- _Your goal_
Starting at the first line of the data, please print exactly those lines through the one that holds "const pairs = (xs, ys)", omitting every picture.

- _Dataset content_
========

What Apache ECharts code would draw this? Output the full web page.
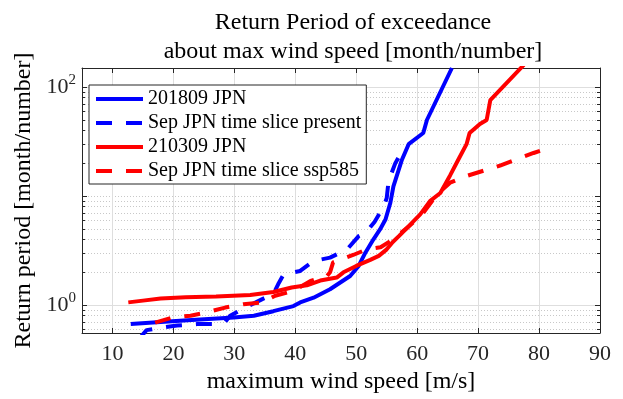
<!DOCTYPE html>
<html>
<head>
<meta charset="utf-8">
<script src="https://cdn.jsdelivr.net/npm/echarts@6/dist/echarts.min.js"></script>
<style>
  html, body { margin: 0; padding: 0; background: #fff; }
  #chart { width: 623px; height: 399px; }
</style>
</head>
<body>
<div id="chart"></div>
<script>
// wind speed [m/s] and return period [month/number]
const obs2018X = [13.0, 17.9, 23.0, 29.9, 33.2, 36.4, 39.7, 40.8, 43.0, 45.7, 49.0, 50.4, 51.5, 52.8, 53.9, 54.8, 55.6, 56.1, 56.9, 57.5, 58.6, 61.0, 61.6, 65.7];
const obs2018Y = [0.67, 0.70, 0.73, 0.77, 0.80, 0.88, 0.98, 1.06, 1.17, 1.40, 1.85, 2.29, 3.03, 4.0, 4.95, 6.1, 8.7, 12.3, 17.0, 21.6, 30, 38, 50, 150];

const presentX = [14.5, 15.6, 17.9, 20.6, 23.9, 26.6, 28.5, 29.3, 31.5, 34.5, 36.4, 37.3, 38.1, 40.8, 43.0, 45.7, 48.5, 50.4, 51.5, 53.0, 54.5, 55.0, 55.3, 56.4, 57.8];
const presentY = [0.50, 0.59, 0.62, 0.65, 0.67, 0.67, 0.70, 0.80, 0.93, 1.13, 1.26, 1.6, 1.92, 2.06, 2.54, 2.73, 3.25, 4.3, 4.6, 5.8, 8.0, 9.6, 13.7, 20.0, 27.7];

const ssp2103X = [12.6, 15.0, 17.9, 22.0, 27.0, 32.6, 36.4, 39.4, 41.9, 44.1, 46.8, 47.9, 50.0, 52.3, 53.7, 55.0, 56.0, 57.0, 58.3, 60.5, 62.1, 63.8, 65.4, 67.0, 68.1, 68.6, 70.3, 71.4, 72.0, 77.5];
const ssp2103Y = [1.06, 1.10, 1.15, 1.18, 1.20, 1.24, 1.32, 1.45, 1.52, 1.68, 1.79, 2.0, 2.29, 2.6, 2.83, 3.25, 3.8, 4.3, 5.1, 6.8, 9.0, 10.7, 15.5, 23, 30, 38, 46, 50, 76, 160];

const ssp585X = [17.0, 19.8, 22.8, 25.5, 28.5, 31.5, 34.5, 36.7, 39.7, 42.5, 45.2, 45.7, 46.2, 49.6, 51.7, 54.0, 56.0, 58.5, 61.0, 63.2, 65.4, 67.9, 73.6, 79.1, 82.1];
const ssp585Y = [0.69, 0.77, 0.80, 0.86, 0.95, 1.02, 1.06, 1.22, 1.35, 1.67, 1.85, 2.0, 2.47, 2.9, 3.25, 3.4, 4.0, 5.2, 7.0, 10.3, 13.3, 15.2, 19.1, 24.9, 28.4];

const seriesNames = ['201809 JPN', 'Sep JPN time slice present', '210309 JPN', 'Sep JPN time slice ssp585'];
const yTickLabels = { 1: '10{sup|0}', 100: '10{sup|2}' };

const pairs = (xs, ys) => xs.map((x, i) => [x, ys[i]]);

const FONT = 'Liberation Serif';
const AX = '#262626';
const GRID = '#dedede';
const MINOR = '#c8c8c8';
const NONE = 'rgba(0,0,0,0)';

const chart = echarts.init(document.getElementById('chart'), null, { renderer: 'canvas' });

function lineSeries(name, data, color, dashed) {
  return {
    name: name,
    type: 'line',
    data: data,
    symbol: 'none',
    showSymbol: false,
    clip: true,
    lineStyle: { color: color, width: 4, type: dashed ? [16, 14] : 'solid' },
    itemStyle: { color: color }
  };
}

chart.setOption({
  animation: false,
  backgroundColor: '#fff',
  title: {
    text: 'Return Period of exceedance\nabout max wind speed [month/number]',
    left: 348,
    top: 3,
    textAlign: 'center',
    textStyle: { fontFamily: FONT, fontSize: 24, fontWeight: 'normal', color: '#000', lineHeight: 29 }
  },
  grid: { left: 82, right: 23, top: 68, bottom: 65 },
  legend: {
    orient: 'vertical',
    left: 89,
    top: 85,
    padding: [4, 5, 3, 5],
    itemGap: 4,
    itemWidth: 47,
    itemHeight: 20,
    backgroundColor: '#fff',
    borderColor: AX,
    borderWidth: 1,
    data: seriesNames,
    lineStyle: { width: 4 },
    itemStyle: { color: NONE, borderColor: NONE, borderWidth: 0 },
    textStyle: { fontFamily: FONT, fontSize: 20, color: '#000', lineHeight: 20 }
  },
  xAxis: [{
    type: 'value',
    min: 5,
    max: 90,
    splitNumber: 9,
    name: 'maximum wind speed [m/s]',
    nameLocation: 'middle',
    nameGap: 37,
    nameTextStyle: { fontFamily: FONT, fontSize: 24, color: '#000' },
    axisLine: { show: true, lineStyle: { color: AX } },
    axisTick: { inside: true, length: 5, lineStyle: { color: AX } },
    axisLabel: {
      margin: 10,
      fontFamily: FONT, fontSize: 22, color: AX,
      formatter: v => (v % 10 === 0 ? String(v) : '')
    },
    splitLine: { show: true, lineStyle: { color: GRID } }
  }, {
    type: 'value',
    position: 'top',
    min: 5,
    max: 90,
    splitNumber: 9,
    axisLine: { show: true, lineStyle: { color: AX } },
    axisTick: { inside: true, length: 5, lineStyle: { color: AX } },
    axisLabel: { show: false },
    splitLine: { show: false }
  }],
  yAxis: [{
    type: 'log',
    logBase: 10,
    min: 0.555,
    max: 150,
    name: 'Return period [month/number]',
    nameLocation: 'middle',
    nameGap: 45,
    nameTextStyle: { fontFamily: FONT, fontSize: 24, color: '#000' },
    axisLine: { show: true, lineStyle: { color: AX } },
    axisTick: { inside: true, length: 5, lineStyle: { color: AX } },
    minorTick: { show: true, splitNumber: 9, length: 3, lineStyle: { color: AX } },
    axisLabel: {
      margin: 6,
      fontFamily: FONT, fontSize: 22, color: AX,
      formatter: v => {
        const k = Math.round(v * 1000) / 1000;
        return yTickLabels[k] || '';
      },
      rich: { sup: { fontFamily: FONT, fontSize: 15, color: AX, padding: [0, 0, 14, 0] } }
    },
    splitLine: { show: true, lineStyle: { color: [NONE, GRID, NONE, GRID, NONE] } },
    minorSplitLine: { show: true, lineStyle: { color: MINOR, type: [1, 2] } }
  }, {
    type: 'log',
    logBase: 10,
    min: 0.555,
    max: 150,
    position: 'right',
    axisLine: { show: true, lineStyle: { color: AX } },
    axisTick: { inside: true, length: 5, lineStyle: { color: AX } },
    minorTick: { show: true, splitNumber: 9, length: 3, lineStyle: { color: AX } },
    axisLabel: { show: false },
    splitLine: { show: true, lineStyle: { color: [NONE, NONE, MINOR, NONE, NONE], type: [1, 2] } }
  }],
  series: [
    lineSeries(seriesNames[0], pairs(obs2018X, obs2018Y), '#0000ff', false),
    lineSeries(seriesNames[1], pairs(presentX, presentY), '#0000ff', true),
    lineSeries(seriesNames[2], pairs(ssp2103X, ssp2103Y), '#ff0000', false),
    lineSeries(seriesNames[3], pairs(ssp585X, ssp585Y), '#ff0000', true)
  ]
});
</script>
</body>
</html>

========

- _Task response_
What Apache ECharts code would draw this? Output the full web page.
<!DOCTYPE html>
<html>
<head>
<meta charset="utf-8">
<script src="https://cdn.jsdelivr.net/npm/echarts@6/dist/echarts.min.js"></script>
<style>
  html, body { margin: 0; padding: 0; background: #fff; }
  #chart { width: 623px; height: 399px; }
</style>
</head>
<body>
<div id="chart"></div>
<script>
// wind speed [m/s] and return period [month/number]
const obs2018X = [13.0, 17.9, 23.0, 29.9, 33.2, 36.4, 39.7, 40.8, 43.0, 45.7, 49.0, 50.4, 51.5, 52.8, 53.9, 54.8, 55.6, 56.1, 56.9, 57.5, 58.6, 61.0, 61.6, 65.7];
const obs2018Y = [0.67, 0.70, 0.73, 0.77, 0.80, 0.88, 0.98, 1.06, 1.17, 1.40, 1.85, 2.29, 3.03, 4.0, 4.95, 6.1, 8.7, 12.3, 17.0, 21.6, 30, 38, 50, 150];

const presentX = [14.5, 15.6, 17.9, 20.6, 23.9, 26.6, 28.5, 29.3, 31.5, 34.5, 36.4, 37.3, 38.1, 40.8, 43.0, 45.7, 48.5, 50.4, 51.5, 53.0, 54.5, 55.0, 55.3, 56.4, 57.8];
const presentY = [0.50, 0.59, 0.62, 0.65, 0.67, 0.67, 0.70, 0.80, 0.93, 1.13, 1.26, 1.6, 1.92, 2.06, 2.54, 2.73, 3.25, 4.3, 4.6, 5.8, 8.0, 9.6, 13.7, 20.0, 27.7];

const ssp2103X = [12.6, 15.0, 17.9, 22.0, 27.0, 32.6, 36.4, 39.4, 41.9, 44.1, 46.8, 47.9, 50.0, 52.3, 53.7, 55.0, 56.0, 57.0, 58.3, 60.5, 62.1, 63.8, 65.4, 67.0, 68.1, 68.6, 70.3, 71.4, 72.0, 77.5];
const ssp2103Y = [1.06, 1.10, 1.15, 1.18, 1.20, 1.24, 1.32, 1.45, 1.52, 1.68, 1.79, 2.0, 2.29, 2.6, 2.83, 3.25, 3.8, 4.3, 5.1, 6.8, 9.0, 10.7, 15.5, 23, 30, 38, 46, 50, 76, 160];

const ssp585X = [17.0, 19.8, 22.8, 25.5, 28.5, 31.5, 34.5, 36.7, 39.7, 42.5, 45.2, 45.7, 46.2, 49.6, 51.7, 54.0, 56.0, 58.5, 61.0, 63.2, 65.4, 67.9, 73.6, 79.1, 82.1];
const ssp585Y = [0.69, 0.77, 0.80, 0.86, 0.95, 1.02, 1.06, 1.22, 1.35, 1.67, 1.85, 2.0, 2.47, 2.9, 3.25, 3.4, 4.0, 5.2, 7.0, 10.3, 13.3, 15.2, 19.1, 24.9, 28.4];

const seriesNames = ['201809 JPN', 'Sep JPN time slice present', '210309 JPN', 'Sep JPN time slice ssp585'];
const yTickLabels = { 1: '10{sup|0}', 100: '10{sup|2}' };

const pairs = (xs, ys) => xs.map((x, i) => [x, ys[i]]);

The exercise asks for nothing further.